EXERCISE INSTRUCTIONS: The data below should be restated word for word, with every picture omitted.

::: DATASET EXCERPTS :::

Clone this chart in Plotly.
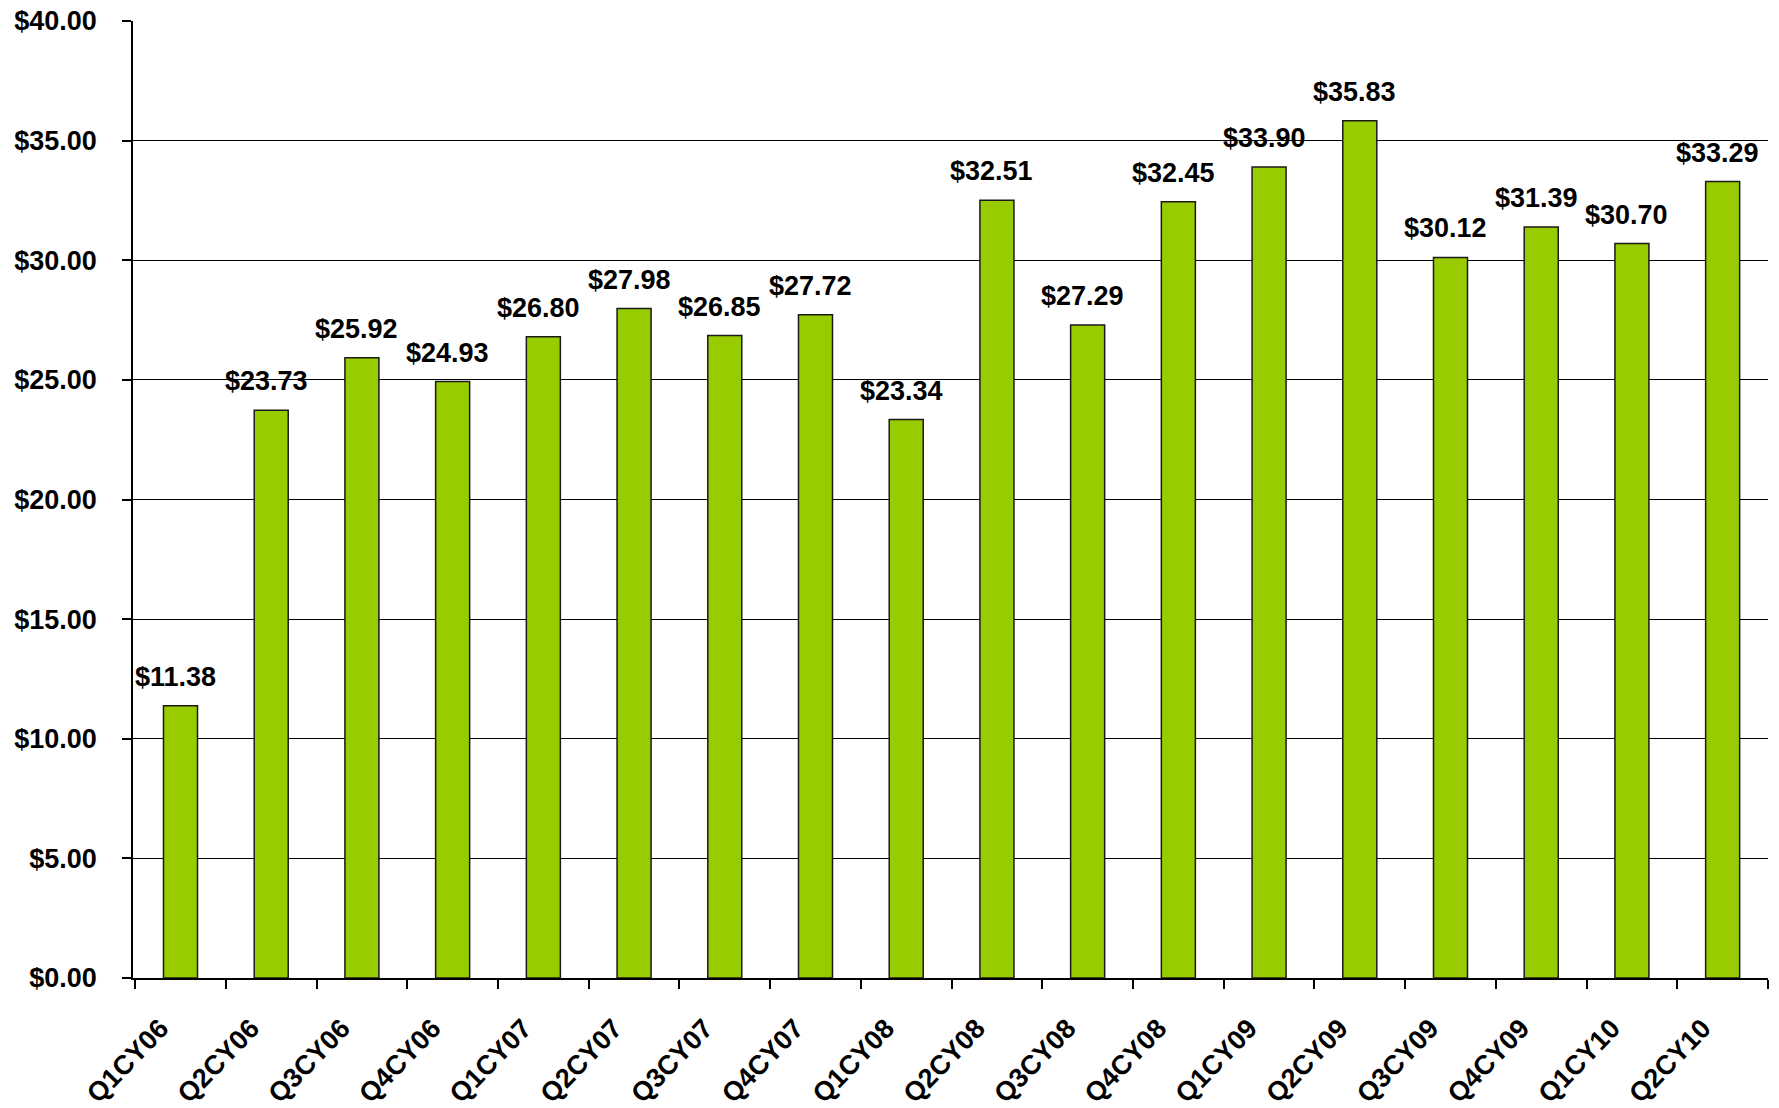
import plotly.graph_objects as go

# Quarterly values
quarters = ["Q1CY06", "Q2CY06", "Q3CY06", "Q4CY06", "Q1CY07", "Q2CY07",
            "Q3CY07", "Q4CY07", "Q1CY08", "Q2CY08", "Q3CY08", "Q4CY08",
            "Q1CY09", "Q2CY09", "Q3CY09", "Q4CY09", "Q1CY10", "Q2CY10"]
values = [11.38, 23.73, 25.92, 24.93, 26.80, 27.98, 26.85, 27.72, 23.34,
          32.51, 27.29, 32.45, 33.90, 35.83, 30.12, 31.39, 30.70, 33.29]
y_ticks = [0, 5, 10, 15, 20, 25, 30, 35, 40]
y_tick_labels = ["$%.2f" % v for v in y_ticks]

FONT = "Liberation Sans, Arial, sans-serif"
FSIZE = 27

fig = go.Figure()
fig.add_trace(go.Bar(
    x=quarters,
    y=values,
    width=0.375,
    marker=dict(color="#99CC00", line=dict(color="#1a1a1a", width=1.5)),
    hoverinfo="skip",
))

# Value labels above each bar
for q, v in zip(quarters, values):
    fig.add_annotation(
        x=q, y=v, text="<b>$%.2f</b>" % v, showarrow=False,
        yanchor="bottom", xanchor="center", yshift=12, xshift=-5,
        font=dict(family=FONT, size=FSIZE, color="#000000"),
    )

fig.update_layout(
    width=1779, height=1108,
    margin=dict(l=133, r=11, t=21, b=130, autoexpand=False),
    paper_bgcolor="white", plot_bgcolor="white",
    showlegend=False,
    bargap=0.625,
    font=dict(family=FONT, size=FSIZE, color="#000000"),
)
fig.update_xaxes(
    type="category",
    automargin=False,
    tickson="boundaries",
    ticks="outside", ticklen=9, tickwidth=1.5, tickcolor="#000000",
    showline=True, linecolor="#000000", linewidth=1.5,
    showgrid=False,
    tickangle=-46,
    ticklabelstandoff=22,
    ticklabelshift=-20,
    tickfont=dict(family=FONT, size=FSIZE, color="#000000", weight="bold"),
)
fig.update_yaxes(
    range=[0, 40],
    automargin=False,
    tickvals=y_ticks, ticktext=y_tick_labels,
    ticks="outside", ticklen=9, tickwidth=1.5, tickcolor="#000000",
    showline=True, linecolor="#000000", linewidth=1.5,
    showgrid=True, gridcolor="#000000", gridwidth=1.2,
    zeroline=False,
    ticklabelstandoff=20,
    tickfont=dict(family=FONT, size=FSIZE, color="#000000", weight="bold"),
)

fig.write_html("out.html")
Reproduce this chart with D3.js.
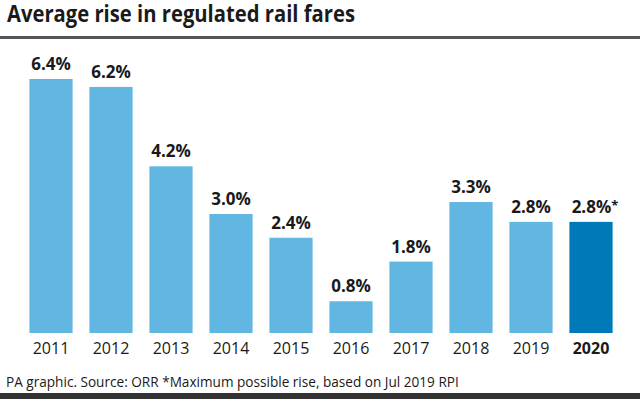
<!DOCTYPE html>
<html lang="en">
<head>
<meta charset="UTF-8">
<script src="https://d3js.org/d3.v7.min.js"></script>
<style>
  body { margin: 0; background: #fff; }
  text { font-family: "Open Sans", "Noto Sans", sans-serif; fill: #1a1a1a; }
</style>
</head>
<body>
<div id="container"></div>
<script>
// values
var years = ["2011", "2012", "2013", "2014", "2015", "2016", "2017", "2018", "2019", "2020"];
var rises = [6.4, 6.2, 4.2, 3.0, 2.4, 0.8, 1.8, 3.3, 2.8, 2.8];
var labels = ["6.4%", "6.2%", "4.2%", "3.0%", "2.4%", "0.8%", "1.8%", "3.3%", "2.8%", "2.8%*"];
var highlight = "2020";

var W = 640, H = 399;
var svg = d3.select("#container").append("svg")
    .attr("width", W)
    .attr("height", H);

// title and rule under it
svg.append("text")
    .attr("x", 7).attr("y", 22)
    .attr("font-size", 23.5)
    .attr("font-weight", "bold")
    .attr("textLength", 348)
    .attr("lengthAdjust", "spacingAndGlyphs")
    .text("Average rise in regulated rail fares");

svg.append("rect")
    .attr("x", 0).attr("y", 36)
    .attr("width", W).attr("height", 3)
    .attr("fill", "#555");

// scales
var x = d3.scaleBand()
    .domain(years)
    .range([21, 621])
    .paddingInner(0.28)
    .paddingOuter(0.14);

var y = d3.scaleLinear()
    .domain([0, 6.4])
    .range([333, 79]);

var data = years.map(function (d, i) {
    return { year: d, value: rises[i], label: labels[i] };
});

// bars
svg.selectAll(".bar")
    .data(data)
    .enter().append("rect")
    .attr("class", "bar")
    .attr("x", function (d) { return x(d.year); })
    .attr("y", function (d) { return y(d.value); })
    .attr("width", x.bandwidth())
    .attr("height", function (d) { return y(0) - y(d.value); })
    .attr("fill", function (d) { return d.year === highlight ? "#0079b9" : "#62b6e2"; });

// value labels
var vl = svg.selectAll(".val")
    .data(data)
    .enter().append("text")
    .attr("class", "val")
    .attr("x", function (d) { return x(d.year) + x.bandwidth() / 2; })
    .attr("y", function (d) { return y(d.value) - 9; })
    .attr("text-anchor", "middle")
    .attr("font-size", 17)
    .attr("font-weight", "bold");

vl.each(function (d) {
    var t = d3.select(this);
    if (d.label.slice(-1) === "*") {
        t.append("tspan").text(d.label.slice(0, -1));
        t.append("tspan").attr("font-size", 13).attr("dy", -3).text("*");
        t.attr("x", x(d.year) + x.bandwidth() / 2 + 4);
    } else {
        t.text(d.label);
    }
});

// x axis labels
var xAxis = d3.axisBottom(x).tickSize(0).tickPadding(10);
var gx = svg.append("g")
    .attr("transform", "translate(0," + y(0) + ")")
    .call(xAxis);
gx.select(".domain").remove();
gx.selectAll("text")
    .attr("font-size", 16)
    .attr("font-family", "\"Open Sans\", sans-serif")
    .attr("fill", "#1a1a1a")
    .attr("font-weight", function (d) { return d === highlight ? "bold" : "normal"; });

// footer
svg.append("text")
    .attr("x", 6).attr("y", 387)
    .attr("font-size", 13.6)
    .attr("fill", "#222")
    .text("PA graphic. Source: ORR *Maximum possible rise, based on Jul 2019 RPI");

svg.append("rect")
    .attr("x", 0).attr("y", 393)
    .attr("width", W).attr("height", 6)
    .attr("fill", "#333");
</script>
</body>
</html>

:::

FULL RESPONSE:
Clone this chart in Plotly.
import plotly.graph_objects as go

# Quarterly values
quarters = ["Q1CY06", "Q2CY06", "Q3CY06", "Q4CY06", "Q1CY07", "Q2CY07",
            "Q3CY07", "Q4CY07", "Q1CY08", "Q2CY08", "Q3CY08", "Q4CY08",
            "Q1CY09", "Q2CY09", "Q3CY09", "Q4CY09", "Q1CY10", "Q2CY10"]
values = [11.38, 23.73, 25.92, 24.93, 26.80, 27.98, 26.85, 27.72, 23.34,
          32.51, 27.29, 32.45, 33.90, 35.83, 30.12, 31.39, 30.70, 33.29]
y_ticks = [0, 5, 10, 15, 20, 25, 30, 35, 40]
y_tick_labels = ["$%.2f" % v for v in y_ticks]

FONT = "Liberation Sans, Arial, sans-serif"
FSIZE = 27

fig = go.Figure()
fig.add_trace(go.Bar(
    x=quarters,
    y=values,
    width=0.375,
    marker=dict(color="#99CC00", line=dict(color="#1a1a1a", width=1.5)),
    hoverinfo="skip",
))

# Value labels above each bar
for q, v in zip(quarters, values):
    fig.add_annotation(
        x=q, y=v, text="<b>$%.2f</b>" % v, showarrow=False,
        yanchor="bottom", xanchor="center", yshift=12, xshift=-5,
        font=dict(family=FONT, size=FSIZE, color="#000000"),
    )

fig.update_layout(
    width=1779, height=1108,
    margin=dict(l=133, r=11, t=21, b=130, autoexpand=False),
    paper_bgcolor="white", plot_bgcolor="white",
    showlegend=False,
    bargap=0.625,
    font=dict(family=FONT, size=FSIZE, color="#000000"),
)
fig.update_xaxes(
    type="category",
    automargin=False,
    tickson="boundaries",
    ticks="outside", ticklen=9, tickwidth=1.5, tickcolor="#000000",
    showline=True, linecolor="#000000", linewidth=1.5,
    showgrid=False,
    tickangle=-46,
    ticklabelstandoff=22,
    ticklabelshift=-20,
    tickfont=dict(family=FONT, size=FSIZE, color="#000000", weight="bold"),
)
fig.update_yaxes(
    range=[0, 40],
    automargin=False,
    tickvals=y_ticks, ticktext=y_tick_labels,
    ticks="outside", ticklen=9, tickwidth=1.5, tickcolor="#000000",
    showline=True, linecolor="#000000", linewidth=1.5,
    showgrid=True, gridcolor="#000000", gridwidth=1.2,
    zeroline=False,
    ticklabelstandoff=20,
    tickfont=dict(family=FONT, size=FSIZE, color="#000000", weight="bold"),
)

fig.write_html("out.html")
Reproduce this chart with D3.js.
<!DOCTYPE html>
<html lang="en">
<head>
<meta charset="UTF-8">
<script src="https://d3js.org/d3.v7.min.js"></script>
<style>
  body { margin: 0; background: #fff; }
  text { font-family: "Open Sans", "Noto Sans", sans-serif; fill: #1a1a1a; }
</style>
</head>
<body>
<div id="container"></div>
<script>
// values
var years = ["2011", "2012", "2013", "2014", "2015", "2016", "2017", "2018", "2019", "2020"];
var rises = [6.4, 6.2, 4.2, 3.0, 2.4, 0.8, 1.8, 3.3, 2.8, 2.8];
var labels = ["6.4%", "6.2%", "4.2%", "3.0%", "2.4%", "0.8%", "1.8%", "3.3%", "2.8%", "2.8%*"];
var highlight = "2020";

var W = 640, H = 399;
var svg = d3.select("#container").append("svg")
    .attr("width", W)
    .attr("height", H);

// title and rule under it
svg.append("text")
    .attr("x", 7).attr("y", 22)
    .attr("font-size", 23.5)
    .attr("font-weight", "bold")
    .attr("textLength", 348)
    .attr("lengthAdjust", "spacingAndGlyphs")
    .text("Average rise in regulated rail fares");

svg.append("rect")
    .attr("x", 0).attr("y", 36)
    .attr("width", W).attr("height", 3)
    .attr("fill", "#555");

// scales
var x = d3.scaleBand()
    .domain(years)
    .range([21, 621])
    .paddingInner(0.28)
    .paddingOuter(0.14);

var y = d3.scaleLinear()
    .domain([0, 6.4])
    .range([333, 79]);

var data = years.map(function (d, i) {
    return { year: d, value: rises[i], label: labels[i] };
});

// bars
svg.selectAll(".bar")
    .data(data)
    .enter().append("rect")
    .attr("class", "bar")
    .attr("x", function (d) { return x(d.year); })
    .attr("y", function (d) { return y(d.value); })
    .attr("width", x.bandwidth())
    .attr("height", function (d) { return y(0) - y(d.value); })
    .attr("fill", function (d) { return d.year === highlight ? "#0079b9" : "#62b6e2"; });

// value labels
var vl = svg.selectAll(".val")
    .data(data)
    .enter().append("text")
    .attr("class", "val")
    .attr("x", function (d) { return x(d.year) + x.bandwidth() / 2; })
    .attr("y", function (d) { return y(d.value) - 9; })
    .attr("text-anchor", "middle")
    .attr("font-size", 17)
    .attr("font-weight", "bold");

vl.each(function (d) {
    var t = d3.select(this);
    if (d.label.slice(-1) === "*") {
        t.append("tspan").text(d.label.slice(0, -1));
        t.append("tspan").attr("font-size", 13).attr("dy", -3).text("*");
        t.attr("x", x(d.year) + x.bandwidth() / 2 + 4);
    } else {
        t.text(d.label);
    }
});

// x axis labels
var xAxis = d3.axisBottom(x).tickSize(0).tickPadding(10);
var gx = svg.append("g")
    .attr("transform", "translate(0," + y(0) + ")")
    .call(xAxis);
gx.select(".domain").remove();
gx.selectAll("text")
    .attr("font-size", 16)
    .attr("font-family", "\"Open Sans\", sans-serif")
    .attr("fill", "#1a1a1a")
    .attr("font-weight", function (d) { return d === highlight ? "bold" : "normal"; });

// footer
svg.append("text")
    .attr("x", 6).attr("y", 387)
    .attr("font-size", 13.6)
    .attr("fill", "#222")
    .text("PA graphic. Source: ORR *Maximum possible rise, based on Jul 2019 RPI");

svg.append("rect")
    .attr("x", 0).attr("y", 393)
    .attr("width", W).attr("height", 6)
    .attr("fill", "#333");
</script>
</body>
</html>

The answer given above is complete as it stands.